Interesting
Some things in the bible are definitely questionable if you take them literally. Like the Noah’s Ark story. There are hundreds of millions of different species of animals and somehow he put two of each animal on the ark? Also, just imagine having to feed those animals and how many people it would take to care for the animals. It would be literally impossible. Here is a quote I found and think is interesting.
When you make a universal claim (the Bible is completely accurate and inerrant), it takes only a single counter-example to disprove it. So long as there is a single contradiction in the text, and there are many, you can’t claim that it’s a perfect work.
Moreover, the Bible itself never claims to be the literal word of God, and the concept of it being so is entirely new. If you read the Gospel of Luke, for instance, it’s prefaced with an explanation of exactly what the book is: Luke’s account of Jesus’ life according to his own investigation. If Luke were transcribing the literal word of God, there would be no need for any investigation, and I find it hard to imagine that he would lie right up front and claim that it was his own work.
As near as I can tell, the only support in the Bible for inerrancy is Paul’s writing that all scripture is God-breathed. This is problematic for several reasons, but the big one is that much of what we now call the New Testament wasn’t even authored at the time of his writing, and none of it would have been considered “scripture” to early Christians of the time.

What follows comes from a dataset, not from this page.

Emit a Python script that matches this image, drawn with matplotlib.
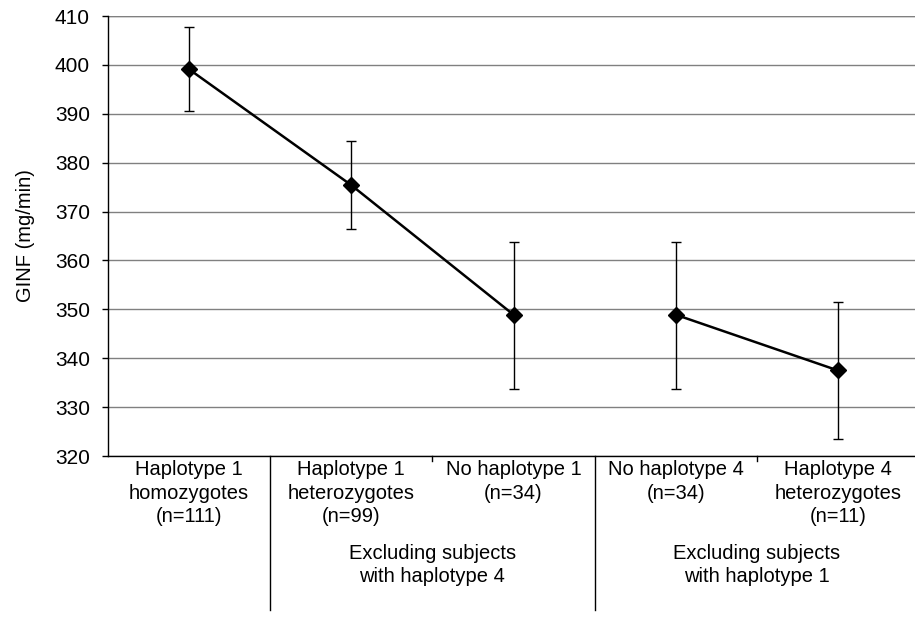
import matplotlib
matplotlib.use("Agg")
import matplotlib.pyplot as plt
import matplotlib.transforms as mtransforms

plt.rcParams['font.family'] = ['Liberation Sans', 'DejaVu Sans']

categories = ["Haplotype 1\nhomozygotes\n(n=111)",
              "Haplotype 1\nheterozygotes\n(n=99)",
              "No haplotype 1\n(n=34)",
              "No haplotype 4\n(n=34)",
              "Haplotype 4\nheterozygotes\n(n=11)"]
means = [399.1, 375.4, 348.9, 348.9, 337.5]
upper = [407.8, 384.4, 363.8, 363.8, 351.4]
lower = [390.6, 366.4, 333.8, 333.8, 323.4]
groups = ["Excluding subjects\nwith haplotype 4", "Excluding subjects\nwith haplotype 1"]
segments = [[0, 1, 2], [3, 4]]
yticks = [320, 330, 340, 350, 360, 370, 380, 390, 400, 410]

W, H = 915, 618
fig = plt.figure(figsize=(W/100, H/100), dpi=100)
left, right, top, bottom = 108, 919, 16, 456
ax = fig.add_axes([left/W, 1-bottom/H, (right-left)/W, (bottom-top)/H])

x = list(range(len(categories)))
for seg in segments:
    xs = [x[i] for i in seg]
    ys = [means[i] for i in seg]
    ax.plot(xs, ys, color='black', lw=1.8, zorder=3)
    err = [[means[i]-lower[i] for i in seg], [upper[i]-means[i] for i in seg]]
    ax.errorbar(xs, ys, yerr=err, fmt='D', color='black', ms=8.5,
                ecolor='black', elinewidth=1.0, capsize=3.8, capthick=1.0, zorder=4)

ax.set_xlim(-0.5, len(categories)-0.5)
ax.set_ylim(yticks[0], yticks[-1])
ax.set_yticks(yticks)
ax.tick_params(axis='y', labelsize=15, length=4, width=1, color='black', pad=9)
ax.yaxis.grid(True, color='#808080', lw=1.0)
ax.set_axisbelow(True)
for s in ['top', 'right']:
    ax.spines[s].set_visible(False)
ax.spines['left'].set_linewidth(1.0)
ax.spines['bottom'].set_linewidth(1.0)
ax.axhline(yticks[-1], color='#808080', lw=1.0, zorder=1)

ax.set_xticks(x)
ax.set_xticklabels(categories, fontsize=14.5, va='top', linespacing=1.3)
ax.tick_params(axis='x', length=0, pad=3)

ax.set_ylabel("GINF (mg/min)", fontsize=14.5, labelpad=14)

trans = mtransforms.blended_transform_factory(ax.transData, ax.transAxes)
for xv in [0.5, 2.5]:
    ax.plot([xv, xv], [0, -0.35], transform=trans, color='black', lw=1.0, clip_on=False)
for xv in [1.5, 3.5]:
    ax.plot([xv, xv], [0, -0.012], transform=trans, color='black', lw=1.0, clip_on=False)

for gx, g in zip([1.5, 3.5], groups):
    ax.text(gx, -0.2, g, transform=trans, ha='center', va='top', fontsize=14.5,
            linespacing=1.3)

fig.savefig("out.png", dpi=100)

Bundling up the gospel accounts and letters of the apostles and calling them scripture didn’t happen until hundreds of years later. So the only conclusions we can reasonably draw from Paul’s assertion must focus on the Old Testament, and even then you must question what, exactly, is meant by “God-breathed.” It’s far, far away from a direct statement that all of what we consider scripture in 2012 is the perfect and inerrant word of God.

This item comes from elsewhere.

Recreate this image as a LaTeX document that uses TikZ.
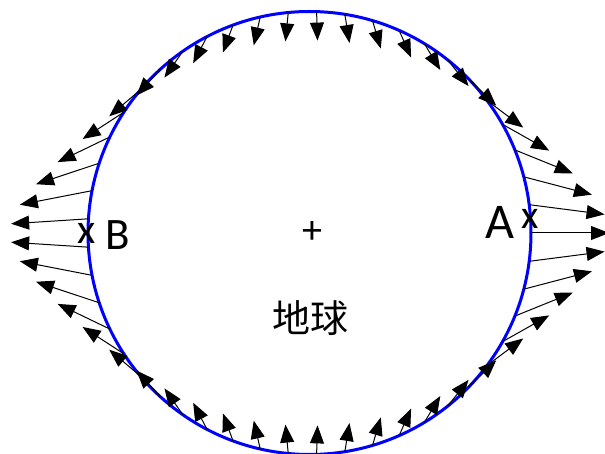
\documentclass[tikz,border=0pt]{standalone}
\usepackage{fontspec}
\setmainfont{Carlito}
\newfontfamily\cjk{Noto Sans CJK SC}
\usetikzlibrary{arrows.meta,calc}
\tikzset{
  earth/.style={draw=blue, line width=3pt},
  force/.style={line width=1pt, draw=black, -{Triangle[length=18pt,width=14pt]}},
  lbl/.style={inner sep=0pt, text=black}
}
\begin{document}
\begin{tikzpicture}[x=1pt,y=1pt]
\useasboundingbox (-309.5,-221) rectangle (295.5,233);
\node[draw=none, minimum size=0pt] (c) at (0,0) {};
\draw[earth] (c.center) circle (221.5);
\foreach \k in {0,...,48}{
  \pgfmathsetmacro\t{7.34693878*\k}
  \pgfmathsetmacro\cc{abs(cos(\t))}
  \pgfmathsetmacro\L{29+49*\cc*\cc*\cc*\cc*\cc}
  \pgfmathsetmacro\ddx{\L*cos(\t)}
  \pgfmathsetmacro\ddy{-\L*sin(\t)}
  \coordinate (s\k) at (\t:221.5);
  \coordinate (e\k) at ($(s\k)+(\ddx,\ddy)$);
  \draw[force] (s\k) -- (e\k);
}
\node[lbl, font=\fontsize{50}{50}\selectfont] (A) at (190.5,11) {A};
\node[lbl, font=\fontsize{40}{40}\selectfont] (xa) at (221,14) {x};
\node[lbl, font=\fontsize{45}{45}\selectfont] (B) at (-191.5,-2) {B};
\node[lbl, font=\fontsize{42}{42}\selectfont] (xb) at (-223,0) {x};
\node[lbl, font=\fontsize{40}{40}\selectfont] (plus) at (2.5,0) {+};
\node[lbl, font=\fontsize{38}{38}\selectfont\cjk] (earthlbl) at (0.5,-85) {地球};
\end{tikzpicture}
\end{document}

IMO, the doctrine of inerrancy has done far, far more harm than it could ever do good. Just look at this very thread, how many people are there who abandoned the church because they realized that the Bible was imperfect? There’s only so much hand-waving you can do before you have to admit “Okay, yes, those passages contradict each other,” at which point you’re left with nothing if you want to assert that the Bible is the literal word of God.

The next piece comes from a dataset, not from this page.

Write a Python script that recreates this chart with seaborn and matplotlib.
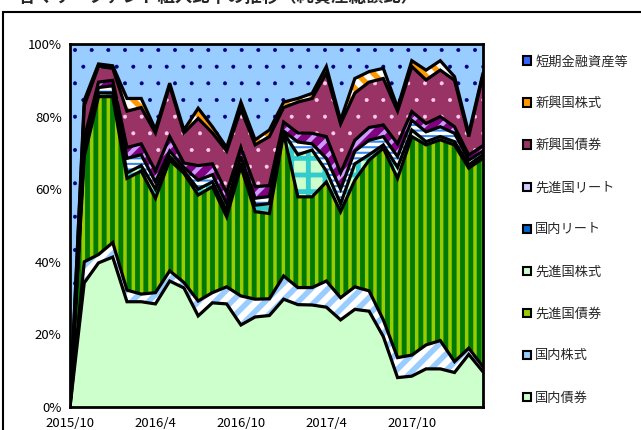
import numpy as np
import pandas as pd
import matplotlib
matplotlib.use("Agg")
import matplotlib.pyplot as plt
from matplotlib.patches import Patch, Rectangle
import seaborn as sns

# month index 0 = 2015/10 ... 29 = 2018/3
months = list(range(30))
tick_pos = [0, 6, 12, 18, 24]
tick_labels = ["2015/10", "2016/4", "2016/10", "2017/4", "2017/10"]

dom_bond = [0, 34.2, 39.7, 41.3, 29.0, 29.0, 28.4, 34.7, 32.8, 25.1, 28.7, 28.4, 22.6, 24.8, 25.2,
            29.7, 28.2, 28.1, 27.5, 24.0, 26.9, 26.4, 19.4, 8.1, 8.5, 10.5, 10.5, 9.5, 14.5, 9.7]
dom_stock = [0, 5.8, 2.3, 4.0, 3.2, 2.1, 3.1, 2.8, 1.5, 4.1, 2.8, 4.7, 8.0, 4.9, 4.6,
             6.4, 4.7, 4.8, 7.2, 6.1, 6.2, 5.6, 4.6, 5.5, 5.8, 6.6, 7.8, 3.0, 1.7, 1.4]
dev_bond = [0, 29.0, 43.5, 40.2, 30.8, 33.9, 26.0, 30.5, 30.1, 29.2, 29.2, 19.3, 35.6, 24.1, 23.5,
            39.3, 25.0, 25.0, 27.3, 23.7, 29.4, 36.0, 47.3, 49.4, 60.2, 55.1, 55.3, 59.7, 49.6, 57.4]
dev_stock = [0, 2.0, 1.0, 1.0, 1.5, 1.5, 2.5, 1.0, 0.6, 1.6, 1.3, 1.6, 1.0, 1.8, 2.7,
             0.2, 11.6, 12.9, 3.0, 2.2, 4.5, 1.5, 0.9, 3.0, 1.8, 0.9, 0.9, 0.9, 0.9, 1.0]
dom_reit = [0, 1.0, 1.5, 2.0, 4.0, 3.0, 2.0, 1.5, 1.0, 2.5, 2.0, 2.0, 1.8, 1.9, 2.0,
            0.4, 3.5, 1.7, 3.5, 4.0, 3.5, 4.0, 2.3, 3.0, 2.7, 2.7, 2.7, 2.3, 1.3, 1.0]
dev_reit = [0, 2.0, 1.5, 1.5, 3.0, 3.0, 3.0, 4.0, 1.2, 4.0, 3.0, 3.0, 2.5, 3.2, 3.0,
            2.5, 2.5, 2.9, 6.0, 4.5, 3.0, 3.5, 3.2, 3.5, 2.4, 2.3, 2.8, 1.8, 1.4, 1.5]
em_bond = [0, 9.0, 4.3, 3.3, 10.0, 10.0, 10.5, 14.0, 8.3, 13.0, 8.5, 11.5, 10.5, 11.5, 13.5,
           4.0, 8.5, 9.6, 17.5, 13.5, 13.0, 12.5, 12.8, 9.0, 12.4, 12.0, 12.8, 12.8, 5.1, 19.5]
em_stock = [0, 1.5, 0.7, 0.7, 3.5, 2.5, 1.0, 0.7, 0.8, 2.8, 1.7, 1.0, 2.0, 1.4, 1.8,
            1.5, 1.0, 1.4, 1.8, 1.0, 4.0, 2.9, 2.8, 1.0, 1.6, 2.7, 2.6, 1.0, 0.9, 0.5]
cash = [100, 15.5, 5.5, 6.0, 15.0, 15.0, 23.5, 10.8, 23.7, 17.7, 22.8, 28.5, 16.0, 26.4, 23.7,
        16.0, 15.0, 13.6, 6.2, 21.0, 9.5, 7.6, 6.7, 17.5, 4.6, 7.2, 4.6, 9.0, 24.6, 8.0]

names = ["国内債券", "国内株式", "先進国債券", "先進国株式", "国内リート",
         "先進国リート", "新興国債券", "新興国株式", "短期金融資産等"]
stack = np.array([dom_bond, dom_stock, dev_bond, dev_stock, dom_reit,
                  dev_reit, em_bond, em_stock, cash])

# face colour, hatch, hatch colour, hatch width, legend colour
styles = [
    ("#CCFFCC", None, "#CCFFCC", 1.0, "#CCFFCC"),
    ("white", "//", "#99CCFF", 4.0, "#99CCFF"),
    ("#99CC00", "||", "#007A00", 3.5, "#99CC00"),
    ("#CCFFCC", "+", "#33CCCC", 3.5, "#CCFFCC"),
    ("white", "---", "#3388EE", 1.5, "#0066CC"),
    ("#800080", "//", "#CC99FF", 3.0, "#CCCCFF"),
    ("#993366", ".", "#FFCCEE", 0.4, "#993366"),
    ("white", "\\\\", "#FF9900", 4.0, "#FF9900"),
    ("#99CCFF", ".", "#000080", 0.4, "#3366FF"),
]

sns.set_style("white")
plt.rcParams["font.family"] = ["Noto Sans CJK JP", "DejaVu Sans"]

fig = plt.figure(figsize=(6.41, 4.30), dpi=100)
ax = fig.add_axes([70 / 641, 1 - 407 / 430, 413 / 641, 363 / 430])

cum = np.cumsum(stack, axis=0)
lower = np.zeros(len(months))
for i, (fc, hatch, hc, hlw, _) in enumerate(styles):
    with plt.rc_context({"hatch.linewidth": hlw}):
        poly = ax.fill_between(months, lower, cum[i], facecolor=fc, hatch=hatch,
                               edgecolor=hc, linewidth=0)
        if hasattr(poly, "set_hatch_linewidth"):
            poly.set_hatch_linewidth(hlw)
    lower = cum[i]

lines = pd.DataFrame({
    "x": np.tile(months, 8),
    "y": cum[:8].ravel(),
    "layer": np.repeat(names[:8], len(months)),
})
sns.lineplot(data=lines, x="x", y="y", units="layer", estimator=None,
             color="black", lw=2.3, ax=ax, legend=False)
for ln in ax.lines:
    ln.set_solid_joinstyle("miter")

ax.set_xlim(0, 29)
ax.set_ylim(0, 100)
ax.set_xticks(tick_pos)
ax.set_xticklabels(tick_labels)
ax.set_yticks([0, 20, 40, 60, 80, 100])
ax.set_yticklabels([f"{v}%" for v in range(0, 101, 20)])
ax.tick_params(direction="in", length=4, width=1, labelsize=9.5, colors="black")
ax.tick_params(axis="x", pad=7)
ax.tick_params(axis="y", pad=6)
ax.set_xlabel("")
ax.set_ylabel("")
for sp in ax.spines.values():
    sp.set_color("black")
    sp.set_linewidth(2)

handles = [Patch(facecolor=s[4], edgecolor="black", linewidth=1.5) for s in styles]
fig.legend(handles[::-1], names[::-1], loc="upper left", bbox_to_anchor=(518 / 641, 1 - 50 / 430),
           frameon=False, fontsize=9.5, handlelength=0.6, handleheight=0.6,
           handletextpad=0.3, labelspacing=2.2, borderaxespad=0)

fig.add_artist(Rectangle((3 / 641, -0.05), 1.0, 1.05 - 12 / 430, transform=fig.transFigure,
                         fill=False, edgecolor="black", linewidth=1.5, clip_on=False))
fig.text(0.003, 1 - 6 / 430, "・各マザーファンド組入比率の推移（純資産総額比）",
         fontsize=12.5, fontweight="bold", ha="left", va="bottom")

fig.savefig("out.png", dpi=100)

Rather than trying to make the Bible something it never claims to be, I take it exactly as it presents itself: as a human-authored history of God’s actions. Of course it’s not 100% accurate: it’s a collection of works that dates back thousands of years, recopied countless times, translated from multiple ancient languages. If you discard the flawed notion that God himself wrote the Bible as we know it today, then the linked image is actually very relevant, because it shows exceptional consistency for a series of works by so many authors.